* start *
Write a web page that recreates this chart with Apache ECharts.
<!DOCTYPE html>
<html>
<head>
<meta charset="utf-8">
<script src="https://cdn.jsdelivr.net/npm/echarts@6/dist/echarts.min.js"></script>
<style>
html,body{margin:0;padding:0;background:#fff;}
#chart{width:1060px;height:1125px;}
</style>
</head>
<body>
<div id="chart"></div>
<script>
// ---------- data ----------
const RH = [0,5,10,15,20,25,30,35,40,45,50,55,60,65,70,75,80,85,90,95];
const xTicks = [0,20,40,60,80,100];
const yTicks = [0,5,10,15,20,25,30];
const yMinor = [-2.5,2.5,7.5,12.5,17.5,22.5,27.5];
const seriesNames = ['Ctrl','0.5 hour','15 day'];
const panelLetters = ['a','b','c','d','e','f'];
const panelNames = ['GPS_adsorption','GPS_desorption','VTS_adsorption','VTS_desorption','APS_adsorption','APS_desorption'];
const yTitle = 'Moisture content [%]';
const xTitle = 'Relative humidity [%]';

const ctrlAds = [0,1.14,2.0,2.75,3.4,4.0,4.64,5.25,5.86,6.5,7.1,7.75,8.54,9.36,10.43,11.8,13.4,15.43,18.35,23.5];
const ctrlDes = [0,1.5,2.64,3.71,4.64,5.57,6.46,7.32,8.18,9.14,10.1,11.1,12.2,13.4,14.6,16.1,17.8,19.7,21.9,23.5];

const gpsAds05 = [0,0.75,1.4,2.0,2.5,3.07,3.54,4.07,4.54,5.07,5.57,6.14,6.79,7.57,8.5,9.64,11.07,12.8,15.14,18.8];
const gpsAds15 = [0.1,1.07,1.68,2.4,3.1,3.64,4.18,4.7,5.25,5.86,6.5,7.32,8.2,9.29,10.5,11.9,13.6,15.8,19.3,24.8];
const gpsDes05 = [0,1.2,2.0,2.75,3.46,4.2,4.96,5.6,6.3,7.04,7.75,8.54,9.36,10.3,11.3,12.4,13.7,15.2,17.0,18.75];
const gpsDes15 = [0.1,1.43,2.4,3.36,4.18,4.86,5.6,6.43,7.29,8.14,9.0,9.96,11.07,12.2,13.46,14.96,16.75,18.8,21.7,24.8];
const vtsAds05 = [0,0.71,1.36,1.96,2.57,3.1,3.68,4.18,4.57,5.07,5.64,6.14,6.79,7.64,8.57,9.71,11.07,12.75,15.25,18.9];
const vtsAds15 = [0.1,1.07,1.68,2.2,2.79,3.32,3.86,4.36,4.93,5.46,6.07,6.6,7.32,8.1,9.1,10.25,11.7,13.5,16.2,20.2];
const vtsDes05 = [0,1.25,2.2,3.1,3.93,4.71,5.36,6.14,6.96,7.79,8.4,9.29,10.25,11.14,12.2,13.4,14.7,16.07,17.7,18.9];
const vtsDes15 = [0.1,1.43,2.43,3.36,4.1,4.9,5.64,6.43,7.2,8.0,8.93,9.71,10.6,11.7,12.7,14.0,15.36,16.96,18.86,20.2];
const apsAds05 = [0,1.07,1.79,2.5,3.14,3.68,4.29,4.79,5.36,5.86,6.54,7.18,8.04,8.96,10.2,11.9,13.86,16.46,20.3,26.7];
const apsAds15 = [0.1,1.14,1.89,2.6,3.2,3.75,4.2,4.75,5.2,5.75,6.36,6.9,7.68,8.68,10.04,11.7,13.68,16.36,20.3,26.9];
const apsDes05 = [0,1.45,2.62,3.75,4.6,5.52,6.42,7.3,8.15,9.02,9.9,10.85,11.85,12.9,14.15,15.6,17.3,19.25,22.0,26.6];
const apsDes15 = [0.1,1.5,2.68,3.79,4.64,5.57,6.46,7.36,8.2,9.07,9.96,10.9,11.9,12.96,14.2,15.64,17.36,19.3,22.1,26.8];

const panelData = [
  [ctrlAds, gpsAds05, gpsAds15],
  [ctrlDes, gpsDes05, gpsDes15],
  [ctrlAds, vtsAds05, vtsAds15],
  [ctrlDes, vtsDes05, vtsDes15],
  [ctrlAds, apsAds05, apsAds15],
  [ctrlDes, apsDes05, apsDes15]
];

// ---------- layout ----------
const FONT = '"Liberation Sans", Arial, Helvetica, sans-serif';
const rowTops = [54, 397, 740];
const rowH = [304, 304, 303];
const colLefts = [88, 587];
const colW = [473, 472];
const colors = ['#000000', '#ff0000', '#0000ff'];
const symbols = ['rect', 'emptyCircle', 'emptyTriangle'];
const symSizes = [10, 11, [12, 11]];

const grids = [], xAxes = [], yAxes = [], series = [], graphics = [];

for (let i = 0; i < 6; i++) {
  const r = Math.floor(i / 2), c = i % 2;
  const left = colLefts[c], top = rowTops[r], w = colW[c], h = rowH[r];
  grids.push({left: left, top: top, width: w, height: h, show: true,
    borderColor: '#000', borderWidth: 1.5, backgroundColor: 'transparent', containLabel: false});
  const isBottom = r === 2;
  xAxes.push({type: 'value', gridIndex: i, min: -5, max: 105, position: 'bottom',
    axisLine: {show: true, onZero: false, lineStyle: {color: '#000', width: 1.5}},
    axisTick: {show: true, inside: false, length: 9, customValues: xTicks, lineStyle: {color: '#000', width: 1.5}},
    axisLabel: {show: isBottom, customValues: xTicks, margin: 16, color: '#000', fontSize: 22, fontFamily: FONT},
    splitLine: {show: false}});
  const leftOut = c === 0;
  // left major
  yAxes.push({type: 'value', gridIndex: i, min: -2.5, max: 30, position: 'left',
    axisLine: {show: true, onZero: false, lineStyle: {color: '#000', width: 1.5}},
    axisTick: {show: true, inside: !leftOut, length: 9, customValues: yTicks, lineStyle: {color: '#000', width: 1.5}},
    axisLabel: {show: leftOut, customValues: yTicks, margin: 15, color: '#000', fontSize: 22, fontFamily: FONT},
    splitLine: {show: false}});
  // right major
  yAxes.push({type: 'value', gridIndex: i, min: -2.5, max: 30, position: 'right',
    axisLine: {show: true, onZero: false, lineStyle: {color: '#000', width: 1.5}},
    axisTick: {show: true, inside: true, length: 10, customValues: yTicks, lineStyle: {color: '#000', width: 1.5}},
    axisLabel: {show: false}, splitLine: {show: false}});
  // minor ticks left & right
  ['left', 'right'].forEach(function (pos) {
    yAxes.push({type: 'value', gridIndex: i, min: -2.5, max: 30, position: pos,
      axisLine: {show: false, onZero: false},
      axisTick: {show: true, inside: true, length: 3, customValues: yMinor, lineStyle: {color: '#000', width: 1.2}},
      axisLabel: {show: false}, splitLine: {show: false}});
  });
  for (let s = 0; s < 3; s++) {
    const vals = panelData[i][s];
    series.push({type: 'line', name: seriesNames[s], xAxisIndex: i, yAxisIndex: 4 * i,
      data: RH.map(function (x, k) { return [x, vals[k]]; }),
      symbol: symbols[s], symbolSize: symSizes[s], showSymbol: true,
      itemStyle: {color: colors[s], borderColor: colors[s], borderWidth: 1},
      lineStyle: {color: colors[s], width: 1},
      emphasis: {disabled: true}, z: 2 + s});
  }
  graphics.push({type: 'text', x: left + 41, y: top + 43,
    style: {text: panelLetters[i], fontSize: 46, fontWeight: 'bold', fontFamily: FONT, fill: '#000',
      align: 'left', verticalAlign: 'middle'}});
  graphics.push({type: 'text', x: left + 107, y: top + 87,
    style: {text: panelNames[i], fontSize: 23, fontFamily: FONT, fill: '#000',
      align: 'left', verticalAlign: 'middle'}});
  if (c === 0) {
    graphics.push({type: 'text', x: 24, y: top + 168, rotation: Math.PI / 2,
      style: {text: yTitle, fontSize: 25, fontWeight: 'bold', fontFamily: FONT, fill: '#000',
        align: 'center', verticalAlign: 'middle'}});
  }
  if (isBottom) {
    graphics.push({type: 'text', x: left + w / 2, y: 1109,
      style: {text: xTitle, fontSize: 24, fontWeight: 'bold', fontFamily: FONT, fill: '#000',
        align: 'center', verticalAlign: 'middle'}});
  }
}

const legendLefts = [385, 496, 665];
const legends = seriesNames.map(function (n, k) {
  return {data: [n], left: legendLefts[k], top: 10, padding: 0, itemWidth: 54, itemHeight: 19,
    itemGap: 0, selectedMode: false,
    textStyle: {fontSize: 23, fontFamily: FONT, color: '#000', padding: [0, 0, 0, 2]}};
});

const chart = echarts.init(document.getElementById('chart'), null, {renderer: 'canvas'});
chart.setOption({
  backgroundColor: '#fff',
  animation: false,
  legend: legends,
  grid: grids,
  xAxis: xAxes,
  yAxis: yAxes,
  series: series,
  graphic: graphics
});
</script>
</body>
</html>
* end *
◆ Problem details:
From the first line of the data through the line with "const xTitle = 'Relative humidity [%]';", quote each line exactly and add nothing else.

◆ Full output:
Write a web page that recreates this chart with Apache ECharts.
<!DOCTYPE html>
<html>
<head>
<meta charset="utf-8">
<script src="https://cdn.jsdelivr.net/npm/echarts@6/dist/echarts.min.js"></script>
<style>
html,body{margin:0;padding:0;background:#fff;}
#chart{width:1060px;height:1125px;}
</style>
</head>
<body>
<div id="chart"></div>
<script>
// ---------- data ----------
const RH = [0,5,10,15,20,25,30,35,40,45,50,55,60,65,70,75,80,85,90,95];
const xTicks = [0,20,40,60,80,100];
const yTicks = [0,5,10,15,20,25,30];
const yMinor = [-2.5,2.5,7.5,12.5,17.5,22.5,27.5];
const seriesNames = ['Ctrl','0.5 hour','15 day'];
const panelLetters = ['a','b','c','d','e','f'];
const panelNames = ['GPS_adsorption','GPS_desorption','VTS_adsorption','VTS_desorption','APS_adsorption','APS_desorption'];
const yTitle = 'Moisture content [%]';
const xTitle = 'Relative humidity [%]';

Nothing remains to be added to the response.